Berzerkleyans did not discover San Jose, but they have invaded it. Thanks to the antics of Columbus-hating Santa Cruz (which is Berkeley with a beach) activist James Cosner, Berkeleyans and their beach brethren have taken a keen interest in our little town of 800,000 people. This week, Cosner's attorney, Larry Hildes--who, yes, hails from the land of 510--held a press conference in front of the Hall of Justice before his client's bail hearing. A few Cosner supporters--including a ubiquitous hack from the Mao-sympathetic Berkeley Tenants' Union--came out, too. For the uninformed, Cosner made headlines by taking a sledgehammer to a statue of Columbus inside City Hall while shouting, "Genocide." Initially, police booked Cosner for vandalism and his bail was set at $4,000. But members of an Italian-American civic organization complained and soon afterward, Cosner's bail was raised to $50,000 and he faced a hate crime enhancement.
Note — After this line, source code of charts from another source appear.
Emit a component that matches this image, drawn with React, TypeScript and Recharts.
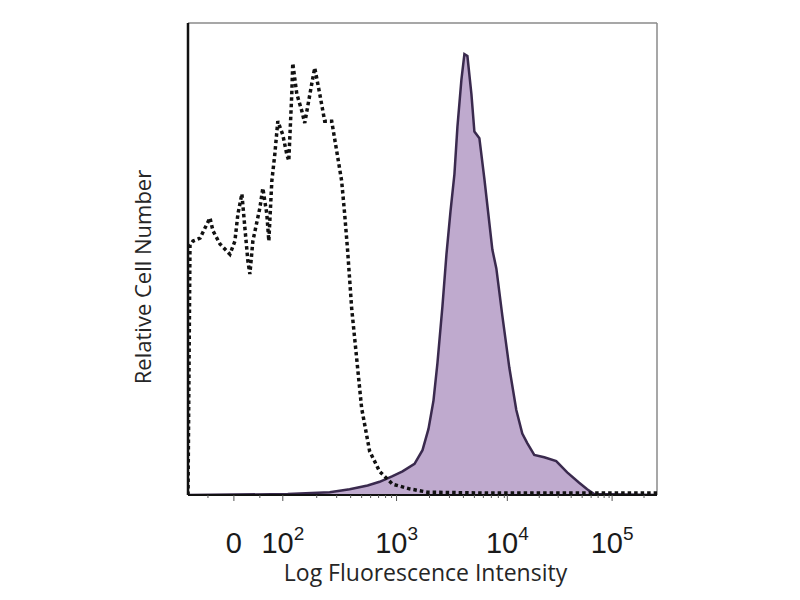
import React from 'react';
import { ComposedChart, Area, Line, XAxis, YAxis, ReferenceLine } from 'recharts';

// Display-channel positions (x) and relative cell counts (y)
const stainedX = [0, 100, 142, 162, 180, 192, 205, 215, 227, 235, 241, 246, 250, 255, 259, 263, 267, 270, 274, 277, 280, 284, 287, 292, 297, 305, 309, 315, 322, 329, 335, 340, 347, 357, 369, 380, 392, 400, 407, 470];
const stainedY = [0, 0.2, 0.6, 1.2, 2, 2.8, 4, 5, 6.6, 9.5, 14, 20, 28, 40, 51, 60, 68, 78, 88, 93.4, 93, 85, 77, 75.6, 67, 52, 48, 38, 27, 18, 13, 11, 8.5, 8, 7.2, 4.8, 2.6, 1.2, 0.2, 0];

const controlX = [0, 2, 5, 12, 22, 25, 32, 42, 47, 50, 54, 57, 60, 62, 65, 72, 75, 79, 81, 84, 87, 90, 95, 99, 101, 104, 105, 109, 114, 117, 124, 127, 132, 137, 144, 149, 154, 157, 160, 164, 169, 174, 182, 192, 205, 222, 240, 300, 470];
const controlY = [0, 53, 53.8, 54.4, 58.7, 56, 53.2, 51, 53.8, 59.5, 63.8, 56.6, 49.6, 46.8, 53.8, 60.8, 65, 59.5, 53.8, 66.5, 72.2, 79.2, 76.3, 72.2, 70.8, 85, 91.5, 85, 81.4, 78.8, 87.1, 90.5, 85, 79.2, 79.2, 72.9, 66.5, 59.5, 51.7, 39.6, 29, 18.4, 9.3, 5, 2.3, 1.3, 0.6, 0.4, 0.4];

const majorTicks = [46, 95, 209, 320, 425];
const tickBases = ['0', '10', '10', '10', '10'];
const tickExps = ['', '2', '3', '4', '5'];
const minorTicks = [20, 72, 129, 149, 163, 174, 183, 191, 198, 204, 242, 262, 276, 287, 296, 304, 311, 317, 352, 371, 384, 395, 404, 411, 417, 422, 457];

const xTitle = 'Log Fluorescence Intensity';
const yTitle = 'Relative Cell Number';

const table = (() => {
  const map = new Map<number, any>();
  stainedX.forEach((x, i) => {
    const r = map.get(x) || { x };
    r.stained = stainedY[i];
    map.set(x, r);
  });
  controlX.forEach((x, i) => {
    const r = map.get(x) || { x };
    r.control = controlY[i];
    map.set(x, r);
  });
  return Array.from(map.values()).sort((a, b) => a.x - b.x);
})();

const allTicks = [...majorTicks, ...minorTicks].sort((a, b) => a - b);
const SANS = '"Liberation Sans", Arial, sans-serif';
const TITLE = '"Open Sans", "Liberation Sans", sans-serif';

function XTick(props: any) {
  const { x, y, payload } = props;
  const idx = majorTicks.indexOf(payload.value);
  const major = idx >= 0;
  return (
    <g>
      <line x1={x} x2={x} y1={y} y2={y + (major ? 6 : 3)} stroke="#555" strokeWidth={1} />
      {major && (
        <text x={x} y={y + 58} textAnchor="middle" fontFamily={SANS} fontSize={29} fill="#1a1a1a">
          {tickBases[idx]}
          {tickExps[idx] ? (
            <tspan dy={-13} fontSize={19}>
              {tickExps[idx]}
            </tspan>
          ) : null}
        </text>
      )}
    </g>
  );
}

export default function App() {
  return (
    <ComposedChart
      width={800}
      height={600}
      data={table}
      margin={{ top: 15, right: 151, left: 120, bottom: 33 }}
      style={{ background: '#fff' }}
    >
      <XAxis
        type="number"
        dataKey="x"
        domain={[0, 470]}
        allowDataOverflow
        ticks={allTicks}
        interval={0}
        tickSize={0}
        tickMargin={0}
        tickLine={false}
        tick={<XTick />}
        height={80}
        axisLine={{ stroke: '#111', strokeWidth: 2 }}
        label={(p: any) => {
          const vb = p.viewBox;
          return (
            <text
              x={vb.x + vb.width / 2 + 3}
              y={vb.y + 86}
              textAnchor="middle"
              fontFamily={TITLE}
              fontSize={23}
              fill="#262626"
            >
              {xTitle}
            </text>
          );
        }}
      />
      <YAxis
        type="number"
        domain={[0, 100]}
        allowDataOverflow
        width={60}
        tick={false}
        tickLine={false}
        axisLine={{ stroke: '#111', strokeWidth: 2.5 }}
        label={(p: any) => {
          const vb = p.viewBox;
          const cx = vb.x + 14;
          const cy = vb.y + vb.height / 2 + 18;
          return (
            <text
              x={cx}
              y={cy}
              transform={`rotate(-90, ${cx}, ${cy})`}
              textAnchor="middle"
              dominantBaseline="central"
              fontFamily={TITLE}
              fontSize={22}
              fill="#262626"
            >
              {yTitle}
            </text>
          );
        }}
      />
      <ReferenceLine y={100} stroke="#8a8a8a" strokeWidth={1.5} ifOverflow="visible" />
      <ReferenceLine x={470} stroke="#8a8a8a" strokeWidth={1.5} ifOverflow="visible" />
      <Area
        type="linear"
        dataKey="stained"
        connectNulls
        fill="#bfaace"
        fillOpacity={1}
        stroke="#3a2a4e"
        strokeWidth={2.5}
        dot={false}
        activeDot={false}
        isAnimationActive={false}
      />
      <Line
        type="linear"
        dataKey="control"
        connectNulls
        stroke="#111"
        strokeWidth={3.5}
        strokeDasharray="3.5 3"
        dot={false}
        activeDot={false}
        isAnimationActive={false}
      />
    </ComposedChart>
  );
}
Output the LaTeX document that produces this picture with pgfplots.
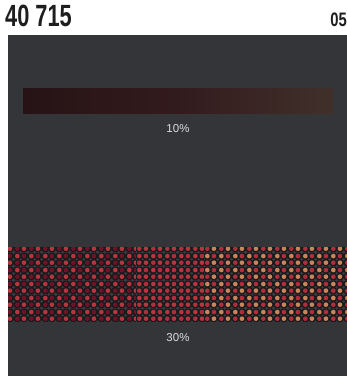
\documentclass[border=0pt]{standalone}
\usepackage{pgfplots}
\pgfplotsset{compat=1.18}
\usepackage{fontspec}
\setmainfont{Liberation Sans}
\usetikzlibrary{patterns}
\definecolor{panel}{HTML}{333538}
\definecolor{htbg}{HTML}{1A1A1D}
\definecolor{htgray}{HTML}{383A3E}
\definecolor{redA}{HTML}{701226}
\definecolor{redB}{HTML}{B8343F}
\definecolor{redM}{HTML}{B02E3C}
\definecolor{orng}{HTML}{C9845A}
\definecolor{tenL}{HTML}{261315}
\definecolor{tenM}{HTML}{331B1D}
\definecolor{tenR}{HTML}{40302A}
\definecolor{lbl}{HTML}{DCDCDC}
\definecolor{ttl}{HTML}{1E1E1E}

% halftone cell: two colours A,B on a checker, grey dots between
\newcommand{\htcell}[2]{%
  \pgfsetfillcolor{htbg}\pgfpathrectangle{\pgfpointorigin}{\pgfpoint{13.6bp}{13.6bp}}\pgfusepath{fill}%
  \pgfsetfillcolor{htgray}%
  \foreach \gx/\gy in {0/0,6.8/0,13.6/0,0/6.8,6.8/6.8,13.6/6.8,0/13.6,6.8/13.6,13.6/13.6}{%
    \pgfpathcircle{\pgfpoint{\gx bp}{\gy bp}}{1.3bp}}%
  \pgfusepath{fill}%
  \pgfsetfillcolor{#1}%
  \pgfpathcircle{\pgfpoint{3.4bp}{3.4bp}}{2.4bp}%
  \pgfpathcircle{\pgfpoint{10.2bp}{10.2bp}}{2.4bp}\pgfusepath{fill}%
  \pgfsetfillcolor{#2}%
  \pgfpathcircle{\pgfpoint{10.2bp}{3.4bp}}{2.4bp}%
  \pgfpathcircle{\pgfpoint{3.4bp}{10.2bp}}{2.4bp}\pgfusepath{fill}%
}
\pgfdeclarepatterninherentlycolored{htleft}{\pgfpointorigin}{\pgfpoint{13.6bp}{13.6bp}}{\pgfpoint{13.6bp}{13.6bp}}{\htcell{redA}{redB}}
\pgfdeclarepatterninherentlycolored{htmid}{\pgfpointorigin}{\pgfpoint{13.6bp}{13.6bp}}{\pgfpoint{13.6bp}{13.6bp}}{\htcell{redM}{redB}}
\pgfdeclarepatterninherentlycolored{htright}{\pgfpointorigin}{\pgfpoint{13.6bp}{13.6bp}}{\pgfpoint{13.6bp}{13.6bp}}{\htcell{redM}{orng}}

\begin{document}
\begin{tikzpicture}
\begin{axis}[
  scale only axis, width=347bp, height=376bp,
  xmin=0, xmax=347, ymin=0, ymax=376, y dir=reverse,
  hide axis, clip=false]
% page background and panel
\addplot[fill=white, draw=none] coordinates {(0,0) (347,0) (347,376) (0,376)} -- cycle;
\addplot[fill=panel, draw=none] coordinates {(8,35) (347,35) (347,376) (8,376)} -- cycle;
% 10% swatch
\addplot[draw=none, left color=tenL, right color=tenR, middle color=tenM] coordinates {(23,88) (333,88) (333,113) (23,113)} -- cycle;
% 30% swatch
\addplot[draw=none, pattern=htleft]  coordinates {(8,247) (136,247) (136,321) (8,321)} -- cycle;
\addplot[draw=none, pattern=htmid]   coordinates {(136,247) (204,247) (204,321) (136,321)} -- cycle;
\addplot[draw=none, pattern=htright] coordinates {(204,247) (347,247) (347,321) (204,321)} -- cycle;
% texts
\node[anchor=base west, text=ttl, inner sep=0pt] at (axis cs:5,27)
  {\scalebox{0.71}[1]{\fontsize{30.7bp}{31bp}\selectfont\bfseries 40 715}};
\node[anchor=base east, text=ttl, inner sep=0pt] at (axis cs:347,27)
  {\scalebox{0.76}[1]{\fontsize{19.5bp}{20bp}\selectfont\bfseries 05}};
\node[anchor=base, text=lbl, inner sep=0pt] at (axis cs:178,132)
  {\fontsize{11.5bp}{13bp}\selectfont 10\%};
\node[anchor=base, text=lbl, inner sep=0pt] at (axis cs:178,341)
  {\fontsize{11.5bp}{13bp}\selectfont 30\%};
\end{axis}
\end{tikzpicture}
\end{document}
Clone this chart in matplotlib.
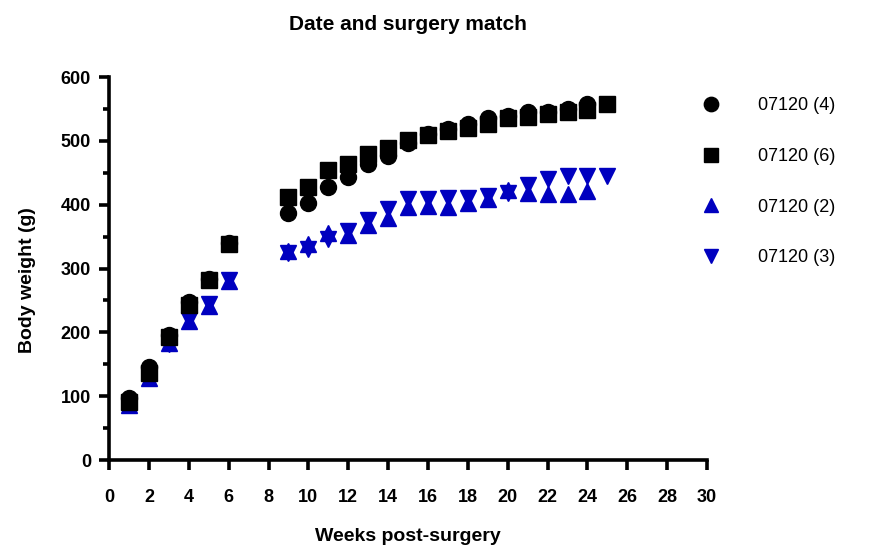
import matplotlib
matplotlib.use("Agg")
import matplotlib.pyplot as plt
from matplotlib.ticker import MultipleLocator

plt.rcParams['font.family'] = ['Liberation Sans', 'DejaVu Sans']

# weeks post-surgery
weeks_a = [1, 2, 3, 4, 5, 6, 9, 10, 11, 12, 13, 14, 15, 16, 17, 18, 19, 20, 21, 22, 23, 24]
weeks_b = [1, 2, 3, 4, 5, 6, 9, 10, 11, 12, 13, 14, 15, 16, 17, 18, 19, 20, 21, 22, 23, 24, 25]

# 07120 (4) - circles
s4 = [97, 145, 196, 248, 283, 340, 387, 403, 428, 443, 463, 476, 496, 511, 519, 526, 536, 539, 545, 545, 550, 557]
# 07120 (6) - squares
s6 = [91, 137, 193, 243, 282, 339, 412, 428, 454, 464, 480, 489, 502, 509, 515, 520, 527, 535, 537, 542, 545, 548, 558]
# 07120 (2) - up triangles
s2 = [86, 129, 183, 217, 241, 281, 327, 338, 355, 353, 368, 379, 396, 398, 397, 402, 409, 423, 419, 416, 416, 421]
# 07120 (3) - down triangles
s3 = [88, 133, 181, 219, 244, 282, 324, 330, 347, 359, 376, 394, 409, 409, 410, 410, 414, 418, 431, 440, 445, 445, 445]

labels = ["07120 (4)", "07120 (6)", "07120 (2)", "07120 (3)"]
blue = "#0000BF"

fig = plt.figure(figsize=(8.96, 5.5), dpi=100)
ax = fig.add_axes([0.1217, 0.1636, 0.6674, 0.6964])

ms = 11.5
h3, = ax.plot(weeks_b, s3, linestyle='none', marker='v', color=blue, markersize=ms, zorder=2)
h2, = ax.plot(weeks_a, s2, linestyle='none', marker='^', color=blue, markersize=ms, zorder=3)
h4, = ax.plot(weeks_a, s4, linestyle='none', marker='o', color='black', markersize=ms, zorder=4)
h6, = ax.plot(weeks_b, s6, linestyle='none', marker='s', color='black', markersize=ms * 0.97, zorder=5)

ax.set_xlim(0, 30)
ax.set_ylim(0, 600)
ax.xaxis.set_major_locator(MultipleLocator(2))
ax.yaxis.set_major_locator(MultipleLocator(100))
ax.yaxis.set_minor_locator(MultipleLocator(50))

for side in ['top', 'right']:
    ax.spines[side].set_visible(False)
for side in ['left', 'bottom']:
    ax.spines[side].set_linewidth(2.6)

ax.tick_params(axis='both', which='major', length=7, width=2.6, labelsize=13, pad=6)
ax.tick_params(axis='y', which='minor', length=4.5, width=2.6)
for lab in ax.get_xticklabels() + ax.get_yticklabels():
    lab.set_fontweight('bold')
ax.tick_params(axis='x', pad=14)

ax.set_xlabel("Weeks post-surgery", fontsize=14, fontweight='bold', labelpad=16)
ax.set_ylabel("Body weight (g)", fontsize=14, fontweight='bold')
ax.yaxis.set_label_coords(-0.122, 0.47)
fig.text(0.455, 0.955, "Date and surgery match", fontsize=15, fontweight='bold',
         ha='center', va='center')

fig.legend([h4, h6, h2, h3], labels, loc='upper left', bbox_to_anchor=(0.763, 0.853),
           frameon=False, fontsize=13, handlelength=1.2, handletextpad=2.0,
           labelspacing=1.87, markerscale=0.9)

fig.savefig("out.png", dpi=100)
Hildes groused to a handful of reporters Monday that a $50,000 bail was usually reserved for "rapists and murderers" and not sledgehammer-wielding vandals. "We feel," Hildes emoted, "like we've been treated as if Mr. Cosner actually killed Christopher Columbus." An environmental activist from Sunnyvale also chimed in, "I see no difference between Adolf Hitler and Christopher Columbus." By the by, Hildes did manage to get the bail lowered to $20,000. ... Finally, Mayor Gonzales is promising to restore the damaged Columbus statue. City Hall insiders say that if repairing it is too expensive, the mayor will simply replace it with the dust-gathering Fallon statue. (Memo to Ron: Just kidding.)
Keep Truckin'
Friendly enviro-nut Bill Chew rolled by Metro's offices the other day to offer Eye proof that Mayor Ron Gonzales is not the energy-aware pol he claims to be: a digital photo of Gonzo's new city-subsidized black Ford Expedition XLT 4X2. That's right, the mayor ditched his more regal-looking Lincoln Town Car Cartier and exchanged it for a 5,000-pound V-8 sport utility vehicle that seats nine and clocks 16 miles to the gallon around town and 21 on the highway, according to our friends at the EPA. The mayor is using his $400-a-month city car allowance toward the lease on the Expedition. Gonzales pays the rest out of his own pocket, according to mayoral motormouth David Vossbrink. Observes one City Hall snoop, "For an individual who is focused on energy and the environment so much lately, isn't it just a bit surprising that he is driving a brand new [SUV]?" But Vossbrink assures Eye that there isn't a major difference in gas mileage between the Cartier and the Expedition. The Expedition, Vossbrink concedes, is a little worse--by 2 miles per gallon in the city and 4 mpg on the highway. So why did our local role model trade in his stately luxury ride for an underpowered monster vehicle? Vossbrink would only say that the mayor wanted more room. But even a senior mayoral wag couldn't resist snickering, "He's a golfer, and you've got to fit those golf bags somewhere."